Die Siedlerbewegung begrüßt dagegen den Abzug der Beobachter. Jishai Fleisher, der Sprecher der jüdischen Gemeinschaft in Hebron, erklärt, die Beobachter hätten "eine Atmosphäre des Konflikts geschaffen und nicht eine Friedensatmosphäre verbreitet". Juden und Palästinenser lebten in dieser Stadt seit Jahrhunderten. "Wir kennen einander und wir werden einen Weg finden, miteinander auszukommen, auch ohne die Hilfe von außen."

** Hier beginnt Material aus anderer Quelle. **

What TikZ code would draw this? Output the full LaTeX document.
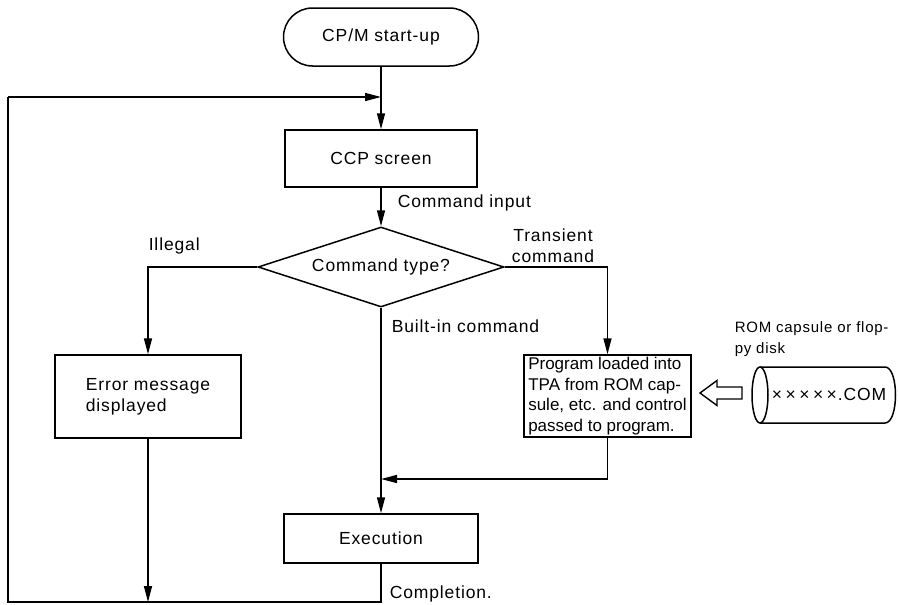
\documentclass[tikz,border=0pt]{standalone}
\usepackage{fontspec}
\setmainfont{Liberation Sans}
\newfontfamily\lblfont[LetterSpace=5]{Liberation Sans}
\usetikzlibrary{arrows.meta,shapes.geometric}
\begin{document}
\begin{tikzpicture}[x=1pt,y=-1pt, line width=1.5pt, line join=miter,
  arr/.style={-{Triangle[length=16pt,width=8pt]}},
  txt/.style={font=\lblfont\fontsize{17.5}{21}\selectfont},
  box/.style={draw, rectangle, inner sep=0pt, txt},
  lbl/.style={inner sep=0pt, txt}]
\useasboundingbox (0,0) rectangle (898,605);

% nodes
\node[box, rounded corners=29pt, minimum width=195pt, minimum height=58pt] (start) at (381,37) {CP/M start-up};
\node[box, minimum width=192pt, minimum height=57pt] (ccp) at (381,158.5) {CCP screen};
\node[draw, diamond, aspect=3.1, inner sep=0pt, minimum width=246pt, minimum height=80pt, txt] (dia) at (381,267) {Command type?};
\node[box, minimum width=186pt, minimum height=83pt, align=left] (err) at (148,396.5) {Error message\\displayed};
\node[box, minimum width=167pt, minimum height=82pt, align=left,
      font=\fontsize{17}{20.5}\selectfont] (prog) at (607.5,396)
      {Program loaded into\\TPA from ROM cap-\\sule, etc. and control\\passed to program.};
\node[box, minimum width=194pt, minimum height=49pt] (exec) at (381,538.5) {Execution};

% disk (cylinder)
\node[lbl] (disk) at (829,394) {×\hspace{3.5pt}×\hspace{3.5pt}×\hspace{3.5pt}×\hspace{3.5pt}×.COM};
\draw (760,367) -- (885,367) .. controls (899,367) and (899,423) .. (885,423) -- (760,423);
\draw (760,395) ellipse [x radius=8, y radius=28];
% hollow block arrow from disk to program box
\draw[line width=1.4pt] (700,393) -- (717,380.5) -- (717,387) -- (742,387) -- (742,399) -- (717,399) -- (717,405.5) -- cycle;

% labels
\node[lbl, anchor=west] (cmdin) at (397,203) {Command input};
\node[lbl, anchor=west] (illegal) at (148,246) {Illegal};
\node[lbl, align=center] (trans) at (553,245.5) {Transient\\command};
\node[lbl, anchor=west] (builtin) at (391,326) {Built-in command};
\node[lbl, anchor=west] (compl) at (389,594) {Completion.};
\node[inner sep=0pt, anchor=west, align=left, font=\lblfont\fontsize{15}{21}\selectfont] (rom) at (734,339) {ROM capsule or flop-\\py disk};

% coordinates
\coordinate (tin) at (381,97);
\coordinate (tl) at (8,97);
\coordinate (bl) at (8,602);
\coordinate (br) at (381,602);
\coordinate (errb) at (148,602);
\coordinate (merge) at (381,479);

% connectors
\draw[arr] (start) -- (ccp);
\draw[arr] (ccp) -- (dia);
\draw[arr] (dia.west) -| (err.north);
\draw[arr] (dia.south) -- (exec.north);
\draw[arr] (dia.east) -| (prog.north);
\draw[arr] (prog.south) |- (merge);
\draw[arr] (err.south) -- (errb);
\draw (exec.south) -- (br) -- (bl) -- (tl);
\draw[arr] (tl) -- (tin);
\end{tikzpicture}
\end{document}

Die Juden, die in der Al-Shuhada-Straße vorübereilen, wo noch vergangene Woche die Beobachter ihre Runden gezogen haben, freuen sich über das Ende der Mission. "Ein Grund zum Feiern", sagt einer. Eine Frau meint schlicht: "Endlich." Ein anderer wirft den Beobachtern Einmischung und Angriffe gegen jüdisches Leben vor. Ein ultraorthodoxer Mann verweist darauf, dass es sich hier um jüdischen Boden handle, auf dem ausländische Kräfte nichts zu suchen hätten. "Das ist unser Land und das ist die Stadt unserer Vorfahren."